Also referred to as a firm, a company is a type of for-profit organization that consists of people who have come together for a common commercial undertaking. A company is a separate legal entity, which means it’s different from its owners. It could be a corporation, limited liability partnership (LLP), statutory corporation, chartered company, unlimited company, flat organization, community interest company, etc. A sole proprietorship or partnership is not a company because the business and its owner(s) are not different from each other. In other words, the owner(s) of a partnership or sole proprietorship would be personally liable for the debts incurred by the business.

Types of Companies

A company usually gets categorized based on its incorporation (chartered company, statutory company, private company, public company); liability (limited, unlimited); ownership (government company, non-government company); location (national company, foreign company, multinational company); and control (holding company, subsidiary company). There are a few other types as well such as investment company, associate company, producer company and dormant company.

A company could also be a ‘one person company’, which is not the same as sole proprietorship as the owner of the former has limited liability. In case of a sole proprietorship, the owner and business are the same and there’s no limited liability.

Company Incorporation and Limited Liability

An incorporation gives the business a formal recognition and makes it more credible in the eyes of employees, vendors, potential customers and other stakeholders. In other words, it turns a business into a corporation, which means a business with a legal structure distinct from its owners.

This also means limited liability or the owner(s) would no longer be personally responsible for the liabilities and debts of the business. The owners would be responsible only for obligations and losses relating to their investment in the firm. This limited liability is, in fact, the reason why investors or shareholders come forward to invest in an incorporated company.

The act or law incorporating a company varies across regions. Business incorporation process entails selecting directors, choosing a unique company name, and constantly adhering to certain formalities. The formalities include holding director and shareholder meetings, keeping company meeting minutes, and adhering to disclosure rules such as filing annual reports and taxes.  

Ownership and Management

A company usually doesn’t have a single owner. Bigger companies are owned by a group of people, which comprises business owners and shareholders. A public company trades its shares on the stock market and its shareholders are partial owners. The business owners keep majority ownership. There is no limit to the number of shareholders a public company can have.

Private entities have shareholders too but they aren’t members of the public. A private company usually doesn’t have more than fifty shareholders. The number, however, could change depending on the country the company is located in. For instance, a private company in India can have up to 200 shareholders.

Shareholders don’t manage or are not directly involved in the management of a public or private company. Business owners and directors shoulder that responsibility instead. A private company should have at least one director, and a public firm should appoint a minimum of two. These requirements may change with the company’s country of incorporation.

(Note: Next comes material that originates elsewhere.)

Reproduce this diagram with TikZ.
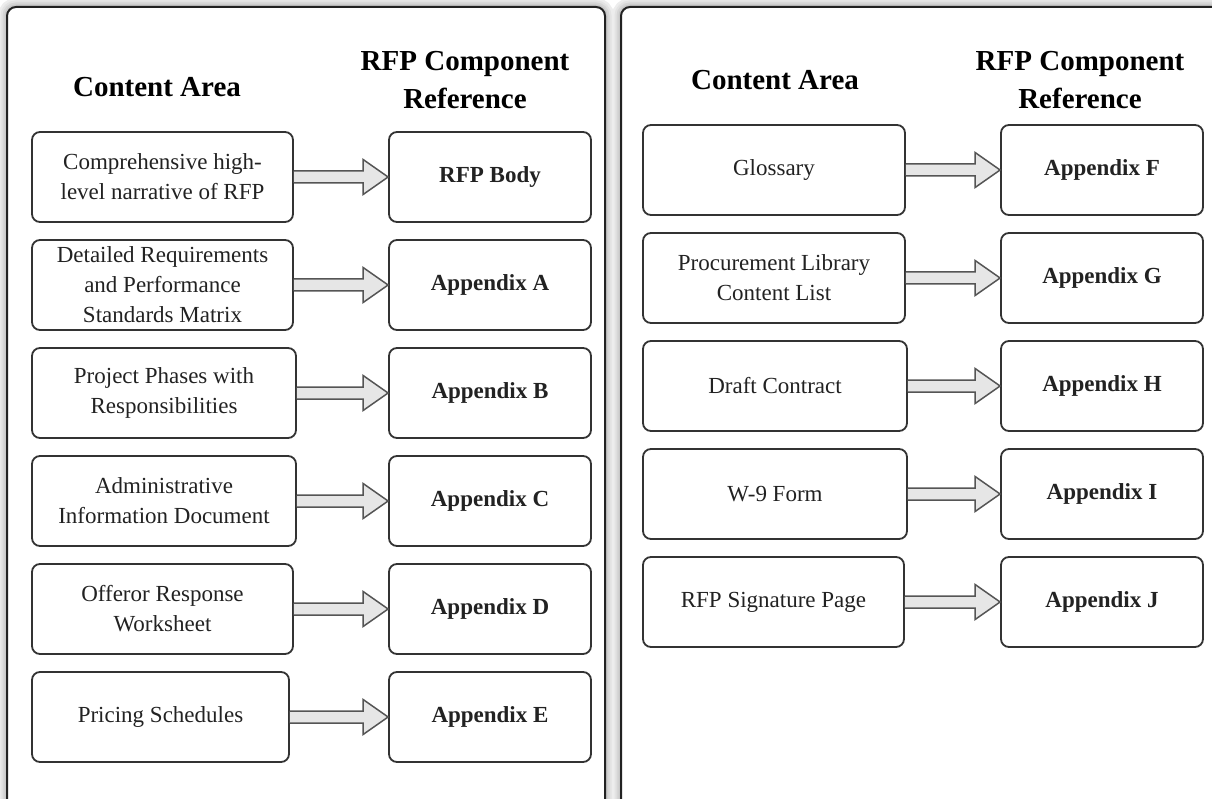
\documentclass[tikz,border=0pt]{standalone}
\usepackage{fontspec}
\setmainfont{Liberation Serif}
\usetikzlibrary{calc}

\definecolor{boxline}{HTML}{333333}
\definecolor{panelline}{HTML}{222222}
\definecolor{arrowfill}{HTML}{E6E6E6}
\definecolor{arrowline}{HTML}{555555}
\definecolor{bodytext}{HTML}{222222}

\newcommand{\blockarrow}[2]{
  \coordinate (s) at (#1.east);
  \coordinate (t) at (#2.west);

  \filldraw [fill=arrowfill, draw=arrowline, line width=1.5pt, line join=miter]
  ($(s)+(0,-6)$) -- ($(t)+(-25,-6)$) -- ($(t)+(-25,-17.5)$) -- (t)
  -- ($(t)+(-25,17.5)$) -- ($(t)+(-25,6)$) -- ($(s)+(0,6)$);
}

\newcommand{\panel}[2]{
  \foreach \w/\c in {18/gray!14, 13/gray!22, 9/gray!32, 5/gray!42}
    \draw [line width=\w pt, \c, rounded corners=9pt] (#1) rectangle (#2);
  \draw [fill=white, draw=panelline, line width=2pt, rounded corners=9pt]
  (#1) rectangle (#2);
}

\begin{document}
\begin{tikzpicture}[x=1pt, y=-1pt,
    head/.style={font=\fontsize{29}{38}\selectfont\bfseries, align=center,
      inner sep=0pt},
    area/.style={draw=boxline, fill=white, line width=1.8pt,
      rounded corners=8pt, minimum height=90pt, minimum width=261pt,
      align=center, inner sep=0pt, text=bodytext,
      font=\fontsize{23}{30}\selectfont},
    ref/.style={area, minimum width=202pt, font=\fontsize{23}{30}\selectfont\bfseries}]

    \useasboundingbox (0,0) rectangle (1212,799);

    \coordinate (l0) at (7,7);
    \coordinate (l1) at (605,840);
    \coordinate (r0) at (621,7);
    \coordinate (r1) at (1240,840);

    \panel{l0}{l1}
    \panel{r0}{r1}

    % left panel
    \node [head] (hl1) at (157,87) {Content Area};
    \node [head] (hl2) at (465,80) {RFP Component\\Reference};

    \node [area] (ca1) at (162.5,177) {Comprehensive high-\\level narrative of RFP};
    \node [area] (ca2) at (162.5,285) {Detailed Requirements\\and Performance\\Standards Matrix};
    \node [area, minimum width=264pt] (ca3) at (164,393) {Project Phases with\\Responsibilities};
    \node [area, minimum width=264pt] (ca4) at (164,501) {Administrative\\Information Document};
    \node [area] (ca5) at (162.5,609) {Offeror Response\\Worksheet};
    \node [area, minimum width=257pt] (ca6) at (160.5,717) {Pricing Schedules};

    \node [ref] (rc1) at (490,177) {RFP Body};
    \node [ref] (rc2) at (490,285) {Appendix A};
    \node [ref] (rc3) at (490,393) {Appendix B};
    \node [ref] (rc4) at (490,501) {Appendix C};
    \node [ref] (rc5) at (490,609) {Appendix D};
    \node [ref] (rc6) at (490,717) {Appendix E};

    \blockarrow{ca1}{rc1}
    \blockarrow{ca2}{rc2}
    \blockarrow{ca3}{rc3}
    \blockarrow{ca4}{rc4}
    \blockarrow{ca5}{rc5}
    \blockarrow{ca6}{rc6}

    % right panel
    \node [head] (hr1) at (775,80) {Content Area};
    \node [head] (hr2) at (1080,80) {RFP Component\\Reference};

    \node [area, minimum width=262pt] (ca7) at (774,170) {Glossary};
    \node [area, minimum width=262pt] (ca8) at (774,278) {Procurement Library\\Content List};
    \node [area, minimum width=264pt] (ca9) at (775,386) {Draft Contract};
    \node [area, minimum width=264pt] (ca10) at (775,494) {W-9 Form};
    \node [area] (ca11) at (773.5,602) {RFP Signature Page};

    \node [ref] (rc7) at (1102,170) {Appendix F};
    \node [ref] (rc8) at (1102,278) {Appendix G};
    \node [ref] (rc9) at (1102,386) {Appendix H};
    \node [ref] (rc10) at (1102,494) {Appendix I};
    \node [ref] (rc11) at (1102,602) {Appendix J};

    \blockarrow{ca7}{rc7}
    \blockarrow{ca8}{rc8}
    \blockarrow{ca9}{rc9}
    \blockarrow{ca10}{rc10}
    \blockarrow{ca11}{rc11}
\end{tikzpicture}
\end{document}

Also, a company may appoint a company secretary to manage a company, and an auditor who ensures the financial report, cash flow statement, income statement and other financial documents presented by the company is accurate and in conformance to industry laws.

Liquidating a Company

Generally, a company has an unlimited lifespan and death of its owner(s) or shareholder(s) doesn’t hurt operations significantly, or result in its closure. However, there are certain circumstances such as financial loss, bankruptcy, etc. that could result in a company’s closure.

Liquidation applies to both private and public companies. A company’s closure can be compulsory or voluntary. A voluntary closure is the members voluntarily winding up the firm if the company has achieved its objectives or if its prospects aren’t great.

A compulsory liquidation happens when a company is not able to pay its debts, hasn’t disclosed preceding years’ annual returns or financial statements, is guilty of fraudulent activities or has been formed unlawfully, etc. Such liquidations are initiated by the court and entail asset liquidation, which is then used to clear unpaid creditors. If the company’s assets aren’t sufficient to clear debts, it’s termed insolvent.

The court-initiated liquidation procedure entails appointment of a liquidator or administrator, who then takes charge of the firm in question, assembles its assets, clears debts of the firm, and distributes remaining funds among shareholders as per their liabilities and rights. Once a company is liquidated, its name is deregistered and it ceases to be distinct.